As a native speaker of French, I almost only add French sentences, but it doesn’t mean they are free of errors. I regularly get comments about mistakes here and there. It’s mostly more about orthography than naturalness, but still. This makes me think that the amount of trust I’d put in a sentence has more to do with the number and quality of proofreads than the nativeness of the author.

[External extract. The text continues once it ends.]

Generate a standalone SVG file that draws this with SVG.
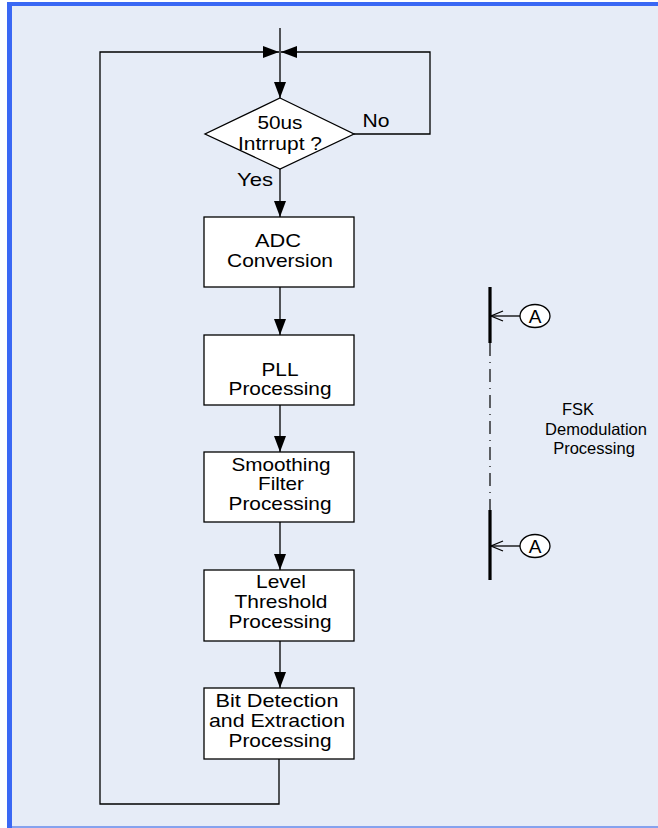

So my point is: shouldn’t sentences be equally checked whether they are from native speakers or not?
2018-09-10 15:21
As a general rule, as long as you can listen to something, it can be downloaded. It’s just a matter of whether the website makes it user-friendly or not. On Tatoeba, it isn’t user-friendly (yet), and the reasons include what Guybrush88 and deniko said.
2018-09-06 18:27
I totally agree with what deniko said.

I think that formality is just one of the many aspects of a language that can be confusing for learners the first time they see it. But once you get it, it’s not a problem any more. Correct me if I’m wrong, but what you said can apply to, say, future tense. It’s confusing for beginners who only know about the present tense to be shown sentences in future tense, so let’s separate sentences by tense (actually, some people are doing this already, using tags like

For more information about how to add tags, see

Personally, I wouldn’t make too much assumptions on how my sentences are going to be used and by who. I don’t like the idea of restraining or changing the way I write sentences just because maybe, a non-native speaker will not understand. Quite the contrary, I think Tatoeba is a good place to add colloquial sentences, because there are certainly enough textbooks out there full of formal sentences. Consider the following guidelines, from

• We don't want the awkward, unnatural-sounding translations seen in textbooks to help students understand how another language is constructed.
• We want sentences that a native speaker would actually use.
• Remember that others will be using the translation that you make into your own language to study your language.

If you’re still unsure, you can also ask @Silja’s opinion since she’s the corpus maintainer of Finnish.
2018-09-03 04:09
On WhatsApp, you let the whole group know about your personal phone number by just joining it. I believe some people are not okay with that.